Not all links will be properly rendered, but most will.

Parameters:
webpage - The BufferedReader returned by the submitRetrieveUrl method, which contains the response from the query.fcgi script at NCBI.
Returns:
A BufferedReader containing the parsed page.

writeLinks

protected java.io.BufferedReader writeLinks(java.util.List PMIDs)
Returns the Query results in the ID List format. This adds the header and then writes the unique IDs returned by ESearch along with links to more details about each item at NCBIs website.
Parameters:
PMIDs - The list of IDs returned by ESearch via the submitESearch method
Returns:
A BufferedReader containing an HTML document of the Query results in ID List format.

getResultsHeader

protected java.lang.String getResultsHeader()
Returns a header containing details about the Query in HTML format.

getResultsFooter

protected java.lang.String getResultsFooter()
Returns a footer String that simply ends the body and html tags.

submitEFetch

protected java.io.BufferedReader submitEFetch(java.util.List PMIDs)
                                       throws InvalidQueryException
Deprecated in favor of the RETRIEVE_ADDRESS and query.fcgi script.
This helper method does the second of a 2-step process for submitting Querys to NCBI. It takes the List of IDs returned from the submitESearch() method and submits it to PmFetch. The results are contained within the BufferedReader that is returned.
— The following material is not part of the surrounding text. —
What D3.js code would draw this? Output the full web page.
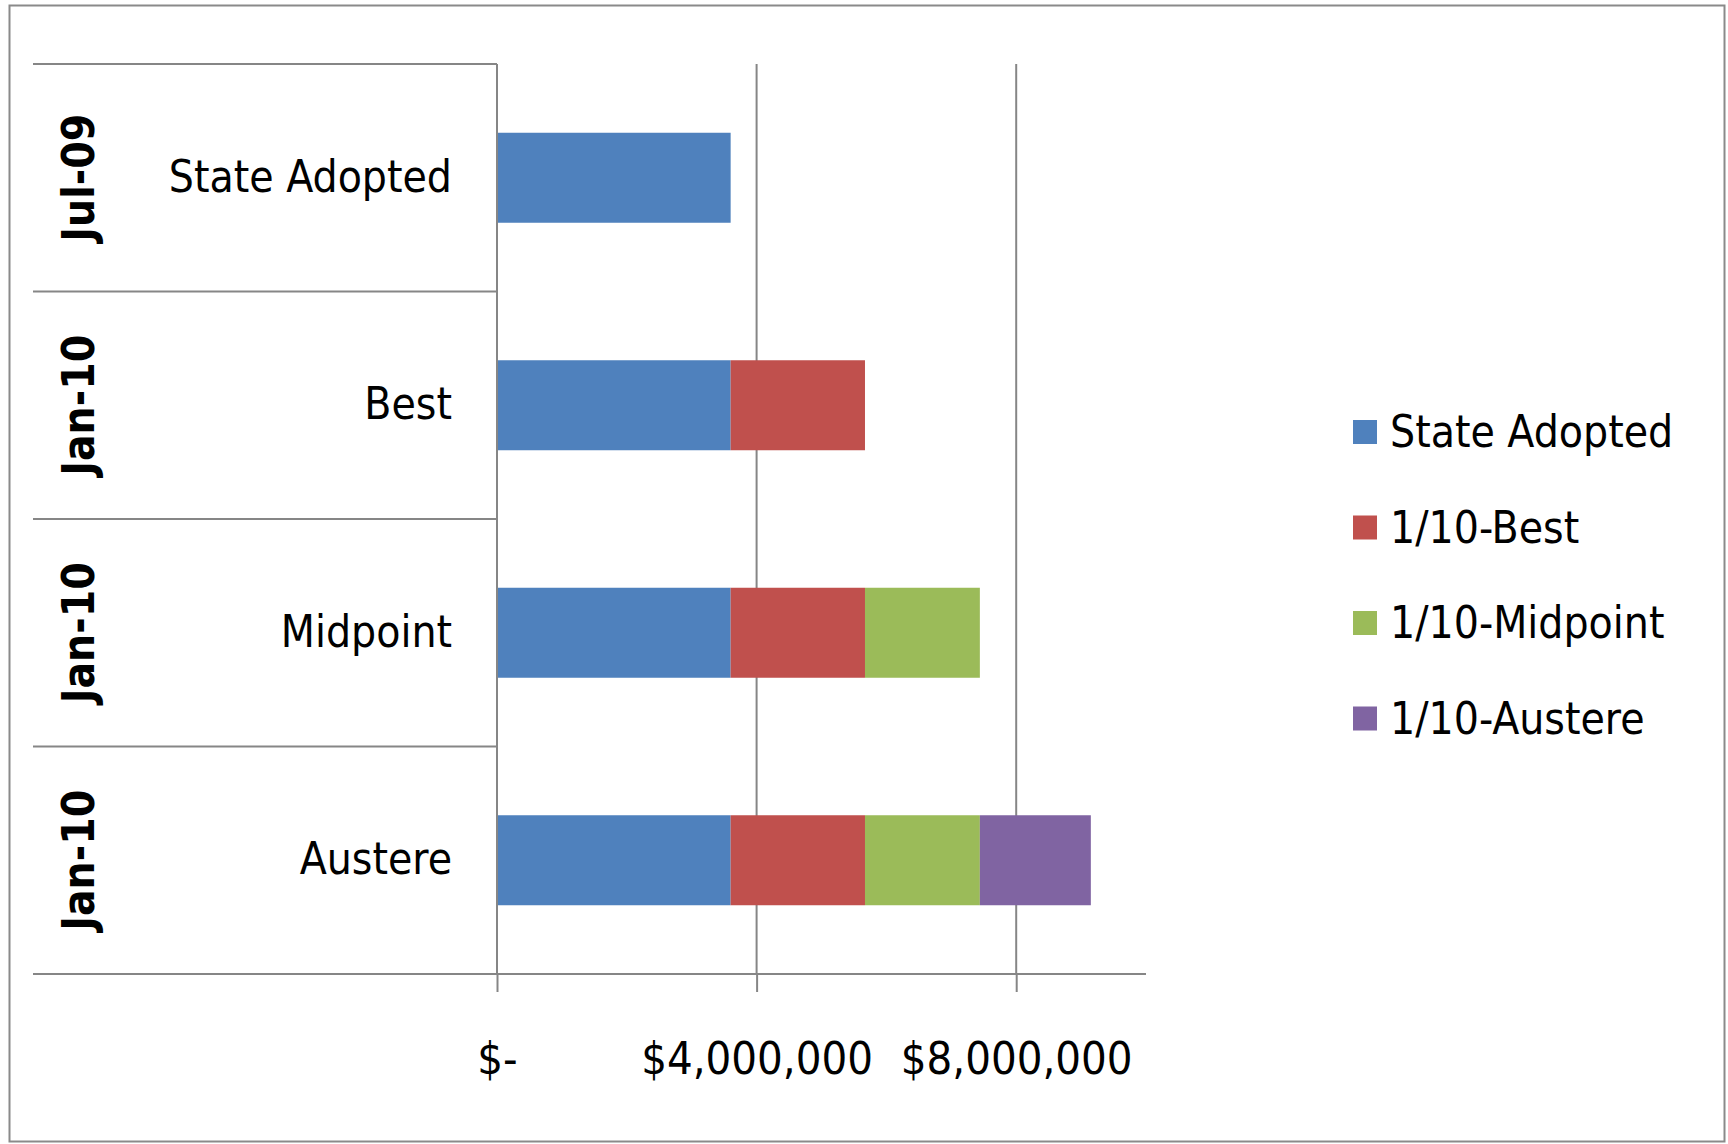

A failure to successfully connect to PmFetch will return a null BufferedReader reference.
Parameters:
PMIDs - the List of IDs that is returned from the submitESearch() method.
Returns:
A BufferedReader containing the full response from the Entrez PmFetch server as ascii text.

getFormatCode

protected java.lang.String getFormatCode(Query theQuery)
                                  throws InvalidQueryException
Deprecated in favor of the RETRIEVE_ADDRESS and query.fcgi script.